🤖 AI Summary
To address the poor adaptability to novel classes and weak transferability of Acoustic Scene Classification (ASC) models on edge devices, this paper proposes ContrastASC. Our method constructs a semantically preserved embedding space via supervised contrastive fine-tuning and introduces a novel contrastive representation distillation mechanism—enabling, for the first time, efficient transfer of structured semantic knowledge from a pre-trained teacher model to a lightweight student model. Unlike conventional fine-tuning and standard knowledge distillation, ContrastASC maintains high closed-set classification accuracy while significantly improving generalization to unseen classes under few-shot settings. Experiments across multiple ASC benchmarks demonstrate that ContrastASC achieves an effective trade-off between model compactness—ensuring edge deployability—and semantic extensibility. The framework consistently outperforms baselines in both accuracy and adaptability, validating its practicality for real-world edge ASC applications.
📝 Abstract
Acoustic scene classification (ASC) models on edge devices typically operate under fixed class assumptions, lacking the transferability needed for real-world applications that require adaptation to new or refined acoustic categories.
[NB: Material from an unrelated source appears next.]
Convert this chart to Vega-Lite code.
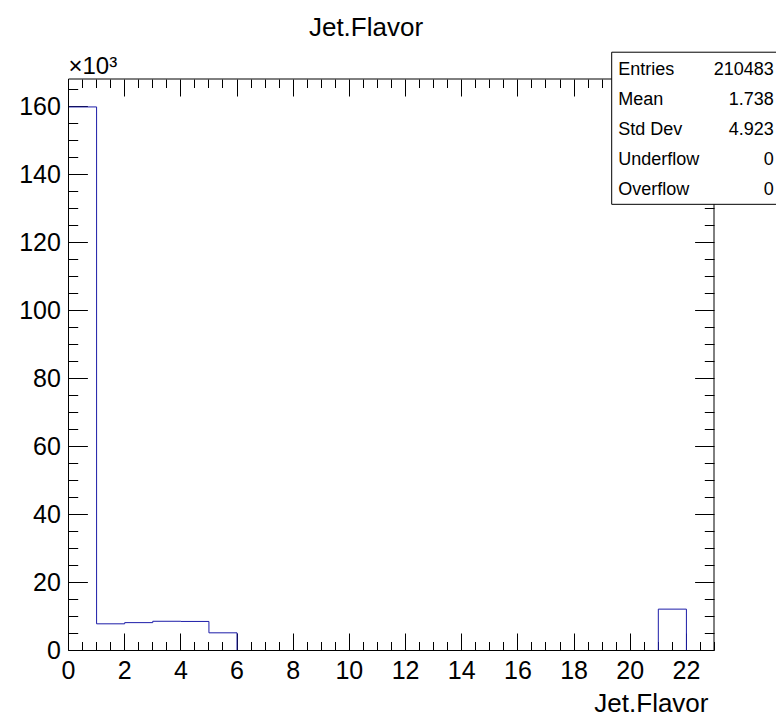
{
  "$schema": "https://vega.github.io/schema/vega-lite/v6.json",
  "width": 646,
  "height": 571,
  "autosize": {"type": "none"},
  "padding": {"left": 68, "top": 79, "right": 62, "bottom": 67},
  "background": "white",
  "config": {"view": {"stroke": null}},
  "title": {"text": "Jet.Flavor", "font": "Liberation Sans", "fontSize": 26, "fontWeight": "normal", "color": "black", "anchor": "middle", "frame": "group", "baseline": "alphabetic", "offset": 17, "dx": -25, "dy": 27},
  "datasets": {
    "hist": [
      {"bin_start": 0, "count": 159930},
      {"bin_start": 1, "count": 7850},
      {"bin_start": 2, "count": 8200},
      {"bin_start": 3, "count": 8600},
      {"bin_start": 4, "count": 8550},
      {"bin_start": 5, "count": 5200},
      {"bin_start": 6, "count": 0},
      {"bin_start": 7, "count": 0},
      {"bin_start": 8, "count": 0},
      {"bin_start": 9, "count": 0},
      {"bin_start": 10, "count": 0},
      {"bin_start": 11, "count": 0},
      {"bin_start": 12, "count": 0},
      {"bin_start": 13, "count": 0},
      {"bin_start": 14, "count": 0},
      {"bin_start": 15, "count": 0},
      {"bin_start": 16, "count": 0},
      {"bin_start": 17, "count": 0},
      {"bin_start": 18, "count": 0},
      {"bin_start": 19, "count": 0},
      {"bin_start": 20, "count": 0},
      {"bin_start": 21, "count": 12170},
      {"bin_start": 22, "count": 0}
    ],
    "stats": [
      {"stat": "Entries", "value": "210483"},
      {"stat": "Mean", "value": "1.738"},
      {"stat": "Std Dev", "value": "4.923"},
      {"stat": "Underflow", "value": "0"},
      {"stat": "Overflow", "value": "0"}
    ]
  },
  "resolve": {"scale": {"y": "independent"}, "axis": {"x": "independent", "y": "independent"}},
  "layer": [
    {
      "data": {"name": "hist"},
      "mark": {"type": "line", "interpolate": "step-after", "color": "#1c1ca8", "strokeWidth": 1, "xOffset": 0.5, "yOffset": 0.5},
      "encoding": {
        "x": {
          "field": "bin_start", "type": "quantitative",
          "scale": {"domain": [0, 23], "nice": false, "zero": false},
          "axis": {
            "orient": "bottom", "zindex": 0,
            "values": [0,0.5,1,1.5,2,2.5,3,3.5,4,4.5,5,5.5,6,6.5,7,7.5,8,8.5,9,9.5,10,10.5,11,11.5,12,12.5,13,13.5,14,14.5,15,15.5,16,16.5,17,17.5,18,18.5,19,19.5,20,20.5,21,21.5,22,22.5,23],
            "tickSize": {"condition": {"test": "datum.value % 2 === 0", "value": -17}, "value": -8.5},
            "tickColor": "black", "tickWidth": 1,
            "labelExpr": "datum.value % 2 === 0 ? format(datum.value, 'd') : ''",
            "labelPadding": 25, "labelFont": "Liberation Sans", "labelFontSize": 25, "labelColor": "black",
            "labelFlush": false, "labelOverlap": false, "labelBound": false,
            "domain": false, "grid": false,
            "title": "Jet.Flavor", "titleFont": "Liberation Sans", "titleFontSize": 26, "titleFontWeight": "normal", "titleColor": "black",
            "titleAnchor": "end", "titleAlign": "right", "titleBaseline": "alphabetic", "titleX": 640, "titleY": 61
          }
        },
        "y": {
          "field": "count", "type": "quantitative",
          "scale": {"domain": [0, 168000], "nice": false},
          "axis": {
            "orient": "left", "zindex": 0,
            "values": [0,5000,10000,15000,20000,25000,30000,35000,40000,45000,50000,55000,60000,65000,70000,75000,80000,85000,90000,95000,100000,105000,110000,115000,120000,125000,130000,135000,140000,145000,150000,155000,160000,165000],
            "tickSize": {"condition": {"test": "datum.value % 20000 === 0", "value": -19.4}, "value": -9.7},
            "tickColor": "black", "tickWidth": 1,
            "labelExpr": "datum.value % 20000 === 0 ? format(datum.value / 1000, 'd') : ''",
            "labelPadding": 27, "labelFont": "Liberation Sans", "labelFontSize": 25, "labelColor": "black",
            "labelFlush": false, "labelOverlap": false, "labelBound": false,
            "domain": false, "grid": false,
            "title": "×10³", "titleFont": "Liberation Sans", "titleFontSize": 24, "titleFontWeight": "normal", "titleColor": "black",
            "titleAngle": 0, "titleAlign": "left", "titleBaseline": "alphabetic", "titleX": 0, "titleY": -6
          }
        }
      }
    },
    {
      "data": {"values": [{"frame": "plot"}]},
      "mark": {"type": "rect", "fill": "white", "fillOpacity": 0, "stroke": "black", "strokeWidth": 1, "xOffset": 0.5, "yOffset": 0.5},
      "encoding": {
        "x": {
          "datum": 0, "type": "quantitative",
          "axis": {
            "orient": "top", "zindex": 0,
            "values": [0,0.5,1,1.5,2,2.5,3,3.5,4,4.5,5,5.5,6,6.5,7,7.5,8,8.5,9,9.5,10,10.5,11,11.5,12,12.5,13,13.5,14,14.5,15,15.5,16,16.5,17,17.5,18,18.5,19,19.5,20,20.5,21,21.5,22,22.5,23],
            "tickSize": {"condition": {"test": "datum.value % 2 === 0", "value": -17}, "value": -8.5},
            "tickColor": "black", "tickWidth": 1,
            "labels": false, "domain": false, "grid": false, "title": null
          }
        },
        "x2": {"datum": 23},
        "y": {
          "datum": 0, "type": "quantitative",
          "scale": {"domain": [0, 168000], "nice": false},
          "axis": {
            "orient": "right", "zindex": 0,
            "values": [0,5000,10000,15000,20000,25000,30000,35000,40000,45000,50000,55000,60000,65000,70000,75000,80000,85000,90000,95000,100000,105000,110000,115000,120000,125000,130000,135000,140000,145000,150000,155000,160000,165000],
            "tickSize": {"condition": {"test": "datum.value % 20000 === 0", "value": -19.4}, "value": -9.7},
            "tickColor": "black", "tickWidth": 1,
            "labels": false, "domain": false, "grid": false, "title": null
          }
        },
        "y2": {"datum": 168000}
      }
    },
    {
      "data": {"values": [{"box": "stats"}]},
      "mark": {"type": "rect", "fill": "white", "stroke": "black", "strokeWidth": 1, "xOffset": 0.5, "yOffset": 0.5},
      "encoding": {
        "x": {"datum": 19.34, "type": "quantitative", "axis": null},
        "x2": {"datum": 25.4},
        "y": {"datum": 176030, "type": "quantitative", "scale": {"domain": [0, 168000], "nice": false}, "axis": null},
        "y2": {"datum": 131130}
      }
    },
    {
      "data": {"name": "stats"},
      "encoding": {
        "y": {"field": "stat", "type": "nominal", "scale": {"type": "point", "domain": ["Entries", "Mean", "Std Dev", "Underflow", "Overflow"], "range": [-9, 111], "padding": 0}, "axis": null}
      },
      "layer": [
        {
          "mark": {"type": "text", "align": "left", "baseline": "middle", "font": "Liberation Sans", "fontSize": 18, "color": "black"},
          "encoding": {"x": {"datum": 19.59, "type": "quantitative", "axis": null}, "text": {"field": "stat"}}
        },
        {
          "mark": {"type": "text", "align": "right", "baseline": "middle", "font": "Liberation Sans", "fontSize": 18, "color": "black"},
          "encoding": {"x": {"datum": 25.13, "type": "quantitative", "axis": null}, "text": {"field": "value"}}
        }
      ]
    }
  ]
}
We propose ContrastASC, which learns generalizable acoustic scene representations by structuring the embedding space to preserve semantic relationships between scenes, enabling adaptation to unseen categories without retraining. Our approach combines supervised contrastive fine-tuning of pre-trained models with contrastive representation distillation to transfer this structured knowledge to compact student models. Our evaluation shows that ContrastASC demonstrates improved few-shot adaptation to unseen categories while maintaining strong closed-set performance.